### Data in this exercise
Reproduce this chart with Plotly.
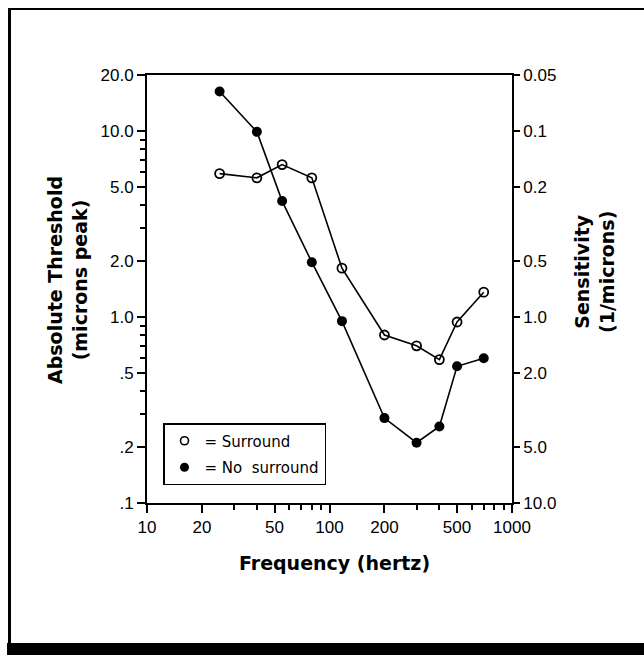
import plotly.graph_objects as go

# ---- data ----
freq = [25, 40, 55, 80, 117, 200, 300, 400, 500, 700]
thr_surround = [5.9, 5.6, 6.6, 5.6, 1.83, 0.80, 0.70, 0.59, 0.94, 1.36]
thr_no_surround = [16.3, 9.9, 4.2, 1.97, 0.95, 0.286, 0.211, 0.258, 0.543, 0.60]

x_tickvals = [10, 20, 50, 100, 200, 500, 1000]
x_ticktext = ["10", "20", "50", "100", "200", "500", "1000"]
x_minor = [30, 40, 60, 70, 80, 90, 300, 400, 600, 700, 800, 900]

y_tickvals = [20, 10, 5, 2, 1, 0.5, 0.2, 0.1]
y_ticktext = ["20.0", "10.0", "5.0", "2.0", "1.0", ".5", ".2", ".1"]
y_minor = [9, 8, 7, 6, 4, 3, 0.9, 0.8, 0.7, 0.6, 0.4, 0.3]

s_tickvals = [0.05, 0.1, 0.2, 0.5, 1, 2, 5, 10]
s_ticktext = ["0.05", "0.1", "0.2", "0.5", "1.0", "2.0", "5.0", "10.0"]

# ---- layout geometry (pixels) ----
W, H = 644, 655
L, R, T, B = 147, 132, 75, 152
PW, PH = W - L - R, H - T - B


def xp(px):
    return (px - L) / PW


def yp(py):
    return (H - B - py) / PH


tick_font = dict(family="Liberation Sans, Arial, sans-serif", size=17, color="black")
title_font = dict(family="DejaVu Sans, sans-serif", size=19, color="black")

fig = go.Figure()

fig.add_trace(go.Scatter(
    x=freq, y=thr_surround, mode="lines+markers", showlegend=False,
    line=dict(color="black", width=1.6),
    marker=dict(symbol="circle-open", size=9, color="black", line=dict(width=1.8)),
))
fig.add_trace(go.Scatter(
    x=freq, y=thr_no_surround, mode="lines+markers", showlegend=False,
    line=dict(color="black", width=1.6),
    marker=dict(symbol="circle", size=10, color="black"),
))
# legend entries
fig.add_trace(go.Scatter(
    x=[None], y=[None], mode="markers", name="= Surround", legendgroup="a",
    marker=dict(symbol="circle-open", size=8, color="black", line=dict(width=1.6)),
))
fig.add_trace(go.Scatter(
    x=[None], y=[None], mode="markers", name="= No\u00a0\u00a0surround", legendgroup="b",
    marker=dict(symbol="circle", size=9, color="black"),
))
# hidden trace to anchor the sensitivity axis
fig.add_trace(go.Scatter(x=[None], y=[None], yaxis="y2", showlegend=False,
                         hoverinfo="skip", mode="markers"))

frame = dict(type="rect", xref="paper", yref="paper", fillcolor="black",
             line=dict(width=0), layer="above")

fig.update_layout(
    width=W, height=H,
    margin=dict(l=L, r=R, t=T, b=B, pad=0),
    paper_bgcolor="white", plot_bgcolor="white",
    xaxis=dict(
        type="log", range=[1, 3],
        tickvals=x_tickvals, ticktext=x_ticktext,
        ticks="outside", ticklen=8, tickwidth=1.5, tickcolor="black",
        minor=dict(tickvals=x_minor, ticks="outside", ticklen=5, tickwidth=1.5,
                   tickcolor="black", showgrid=False),
        showline=True, linecolor="black", linewidth=1.8, mirror=True,
        showgrid=False, zeroline=False, tickfont=tick_font,
    ),
    yaxis=dict(
        type="log", range=[-1, 1.30103],
        tickvals=y_tickvals, ticktext=y_ticktext,
        ticks="outside", ticklen=8, tickwidth=1.5, tickcolor="black",
        minor=dict(tickvals=y_minor, ticks="outside", ticklen=5, tickwidth=1.5,
                   tickcolor="black", showgrid=False),
        showline=True, linecolor="black", linewidth=1.8,
        showgrid=False, zeroline=False, tickfont=tick_font,
    ),
    yaxis2=dict(
        type="log", range=[1, -1.30103], overlaying="y", side="right",
        tickvals=s_tickvals, ticktext=s_ticktext,
        ticks="outside", ticklen=6, tickwidth=1.5, tickcolor="black",
        showline=True, linecolor="black", linewidth=1.8,
        showgrid=False, zeroline=False, tickfont=tick_font,
    ),
    legend=dict(
        x=xp(163), y=yp(423), xanchor="left", yanchor="top",
        bgcolor="white", bordercolor="black", borderwidth=1.5,
        font=dict(family="DejaVu Sans, sans-serif", size=15, color="black"),
        itemwidth=30, tracegroupgap=4,
    ),
    annotations=[
        dict(text="<b>Frequency (hertz)</b>", xref="paper", yref="paper",
             x=xp(334), y=yp(563), showarrow=False, font=title_font,
             xanchor="center", yanchor="middle"),
        dict(text="<b>Absolute Threshold<br>(microns peak)</b>", xref="paper", yref="paper",
             x=xp(67), y=yp(280), showarrow=False, font=title_font, textangle=-90,
             xanchor="center", yanchor="middle"),
        dict(text="<b>Sensitivity<br>(1/microns)</b>", xref="paper", yref="paper",
             x=xp(594), y=yp(272), showarrow=False, font=title_font, textangle=-90,
             xanchor="center", yanchor="middle"),
    ],
    shapes=[
        dict(frame, x0=xp(8), x1=xp(11), y0=yp(8), y1=yp(646)),
        dict(frame, x0=xp(8), x1=xp(644), y0=yp(8), y1=yp(10)),
        dict(frame, x0=xp(7), x1=xp(644), y0=yp(643), y1=yp(655)),
    ],
)

fig.write_html(
    "out.html",
    config={"displayModeBar": False},
    post_script="document.body.style.margin='0';document.body.style.overflow='hidden';",
)
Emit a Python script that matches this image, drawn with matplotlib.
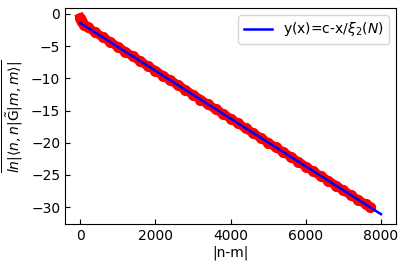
import matplotlib
matplotlib.use("Agg")
import matplotlib.pyplot as plt

# data
dist = [0, 20, 50, 100, 200, 400, 600, 800, 1000, 1200, 1400, 1600, 1800, 2000,
        2200, 2400, 2600, 2800, 3000, 3200, 3400, 3600, 3800, 4000, 4200, 4400,
        4600, 4800, 5000, 5200, 5400, 5600, 5800, 6000, 6200, 6400, 6600, 6800,
        7000, 7200, 7400, 7600, 7700]
lnG = [-0.6, -0.9, -1.3, -1.65, -2.05, -2.85, -3.6, -4.35, -5.1, -5.85, -6.6,
       -7.35, -8.1, -8.8, -9.6, -10.3, -11.05, -11.8, -12.55, -13.3, -14.05,
       -14.8, -15.5, -16.25, -17.0, -17.75, -18.5, -19.25, -20.0, -20.7, -21.45,
       -22.2, -22.95, -23.7, -24.45, -25.2, -25.9, -26.65, -27.4, -28.15, -28.9,
       -29.6, -29.95]
fit_x = [0, 8000]
fit_y = [-1.4, -31.1]

fig = plt.figure(figsize=(4.07, 2.66), dpi=100)
ax = fig.add_axes([0.16, 0.158, 0.813, 0.812])
ax.plot(dist, lnG, 'o-', color='red', lw=6.5, ms=7)
ax.plot(fit_x, fit_y, color='blue', lw=1.8, label=r'y(x)=c-x/$\xi_2(N)$')
ax.tick_params(direction='in', labelsize=10)
ax.set_xticks([0, 2000, 4000, 6000, 8000])
ax.set_yticks([0, -5, -10, -15, -20, -25, -30])
ax.set_xlabel('|n-m|', fontsize=10, labelpad=2)
ax.set_ylabel(r'$\overline{ln|\langle n,n|\tilde{\mathrm{G}}|m,m\rangle|}$', fontsize=10)
ax.legend(loc='upper right', fontsize=10)
fig.savefig('out.png', dpi=100)
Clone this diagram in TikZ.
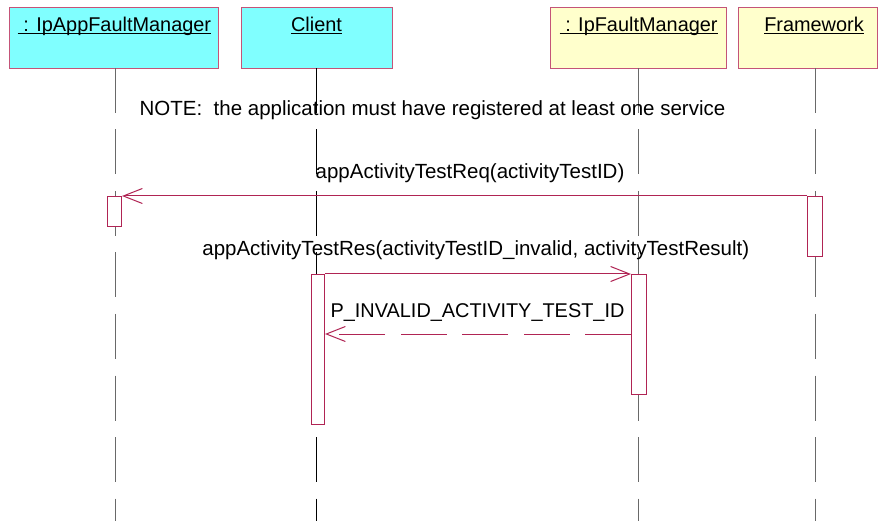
\documentclass[tikz,border=0pt]{standalone}
\usepackage{fontspec}
\setmainfont{Liberation Sans}
\usetikzlibrary{arrows.meta,calc}
\definecolor{msg}{RGB}{176,36,84}
\definecolor{hdrb}{RGB}{196,84,120}
\definecolor{hdrc}{RGB}{128,255,255}
\definecolor{hdry}{RGB}{255,255,204}
\definecolor{lifeg}{RGB}{105,105,105}
\begin{document}
\begin{tikzpicture}[x=1pt,y=-1pt,
  hdr/.style={draw=hdrb, line width=1pt, inner sep=0pt, anchor=north west, minimum height=61pt},
  lbl/.style={inner sep=0pt, anchor=base, font=\fontsize{20.5}{24}\selectfont},
  lbls/.style={lbl, font=\fontsize{19.9}{24}\selectfont},
  life/.style={line width=1pt, dash pattern=on 45pt off 16.5pt},
  act/.style={draw=msg, fill=white, line width=1pt, inner sep=0pt, anchor=north west},
  tip/.style={-{Straight Barb[length=19pt,width=15pt,line width=1pt]}},
  msgline/.style={msg, line width=1pt},
  uline/.style={line width=1.3pt}]
\useasboundingbox (0,0) rectangle (878,521);
\fill[white] (0,0) rectangle (878,521);
% headers
\node[hdr, fill=hdrc, minimum width=209pt] (b1) at (9,7) {};
\node[hdr, fill=hdrc, minimum width=151pt] (b2) at (241,7) {};
\node[hdr, fill=hdry, minimum width=176pt] (b3) at (550,7) {};
\node[hdr, fill=hdry, minimum width=139pt] (b4) at (738,7) {};
\node[lbls] (t1) at (114.5,31.5) {~: IpAppFaultManager};
\node[lbls] (t2) at (316.5,31.5) {Client};
\node[lbls] (t3) at (638.7,31.5) {~: IpFaultManager};
\node[lbls] (t4) at (814,31.5) {Framework};
\foreach \t in {t1,t2,t3,t4}
  \draw[uline] ([yshift=-2pt]\t.base west) -- ([yshift=-2pt]\t.base east);
% lifelines
\coordinate (l1a) at (115,68); \coordinate (l1b) at (115,521);
\coordinate (l2a) at (316,68); \coordinate (l2b) at (316,521);
\coordinate (l3a) at (638,68); \coordinate (l3b) at (638,521);
\coordinate (l4a) at (815,68); \coordinate (l4b) at (815,521);
\draw[life, lifeg] (l1a) -- (l1b);
\draw[life, black] (l2a) -- (l2b);
\draw[life, lifeg] (l3a) -- (l3b);
\draw[life, lifeg] (l4a) -- (l4b);
% note
\node[lbl] (note) at (432.5,116) {NOTE:\ \ the application must have registered at least one service};
% activations
\node[act, minimum width=14pt, minimum height=30pt] (a1) at (107,196) {};
\node[act, minimum width=15pt, minimum height=60pt] (a4) at (807,196) {};
\node[act, minimum width=13pt, minimum height=150pt] (a2) at (311,274) {};
\node[act, minimum width=15pt, minimum height=120pt] (a3) at (631,274) {};
% messages
\draw[msgline, tip] (a4.north west) -- (a1.north east);
\node[lbl] (m1) at (470,179) {appActivityTestReq(activityTestID)};
\draw[msgline, tip] (a2.north east) -- (a3.north west);
\node[lbl] (m2) at (475.8,256) {appActivityTestRes(activityTestID\_invalid, activityTestResult)};
\coordinate (r1) at ($(a3.north west)+(0,60)$);
\coordinate (r2) at ($(a2.north east)+(0,60)$);
\draw[msgline, tip, dash pattern=on 46pt off 15.5pt] (r1) -- (r2);
\node[lbls] (m3) at (477.5,318) {P\_INVALID\_ACTIVITY\_TEST\_ID};
\end{tikzpicture}
\end{document}
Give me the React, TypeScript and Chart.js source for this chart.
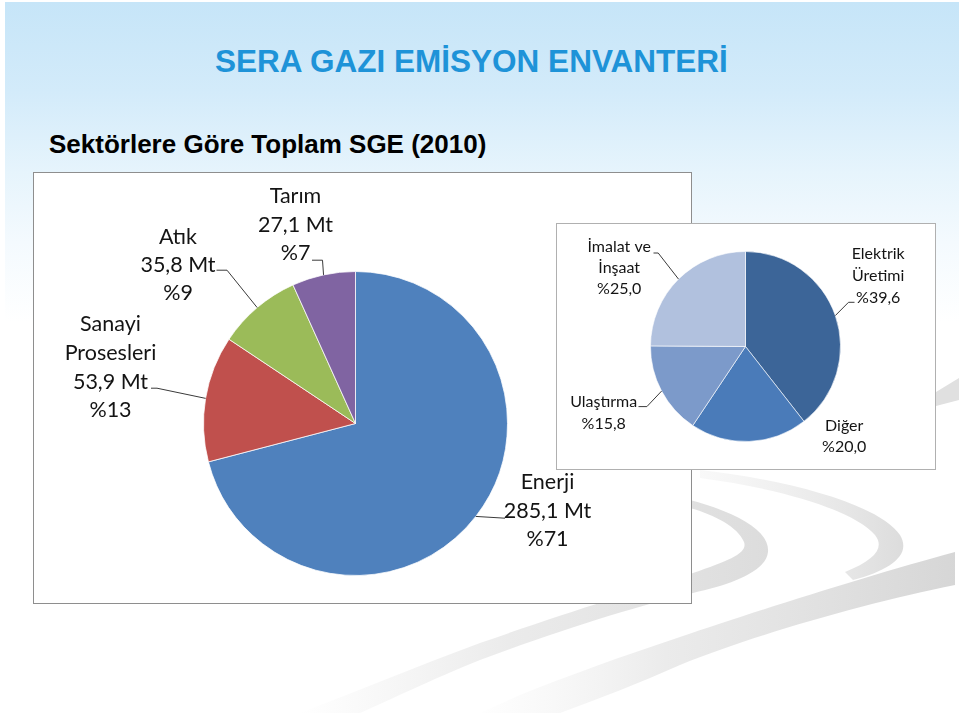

### Work to do
Can the lines from the start of the records through the line with "fig = go.Figure()" be given again exactly, with the pictures left out?

### Result of this exercise
Reproduce this chart with Plotly.
import plotly.graph_objects as go

# ---- data ----
freq = [25, 40, 55, 80, 117, 200, 300, 400, 500, 700]
thr_surround = [5.9, 5.6, 6.6, 5.6, 1.83, 0.80, 0.70, 0.59, 0.94, 1.36]
thr_no_surround = [16.3, 9.9, 4.2, 1.97, 0.95, 0.286, 0.211, 0.258, 0.543, 0.60]

x_tickvals = [10, 20, 50, 100, 200, 500, 1000]
x_ticktext = ["10", "20", "50", "100", "200", "500", "1000"]
x_minor = [30, 40, 60, 70, 80, 90, 300, 400, 600, 700, 800, 900]

y_tickvals = [20, 10, 5, 2, 1, 0.5, 0.2, 0.1]
y_ticktext = ["20.0", "10.0", "5.0", "2.0", "1.0", ".5", ".2", ".1"]
y_minor = [9, 8, 7, 6, 4, 3, 0.9, 0.8, 0.7, 0.6, 0.4, 0.3]

s_tickvals = [0.05, 0.1, 0.2, 0.5, 1, 2, 5, 10]
s_ticktext = ["0.05", "0.1", "0.2", "0.5", "1.0", "2.0", "5.0", "10.0"]

# ---- layout geometry (pixels) ----
W, H = 644, 655
L, R, T, B = 147, 132, 75, 152
PW, PH = W - L - R, H - T - B


def xp(px):
    return (px - L) / PW


def yp(py):
    return (H - B - py) / PH


tick_font = dict(family="Liberation Sans, Arial, sans-serif", size=17, color="black")
title_font = dict(family="DejaVu Sans, sans-serif", size=19, color="black")

fig = go.Figure()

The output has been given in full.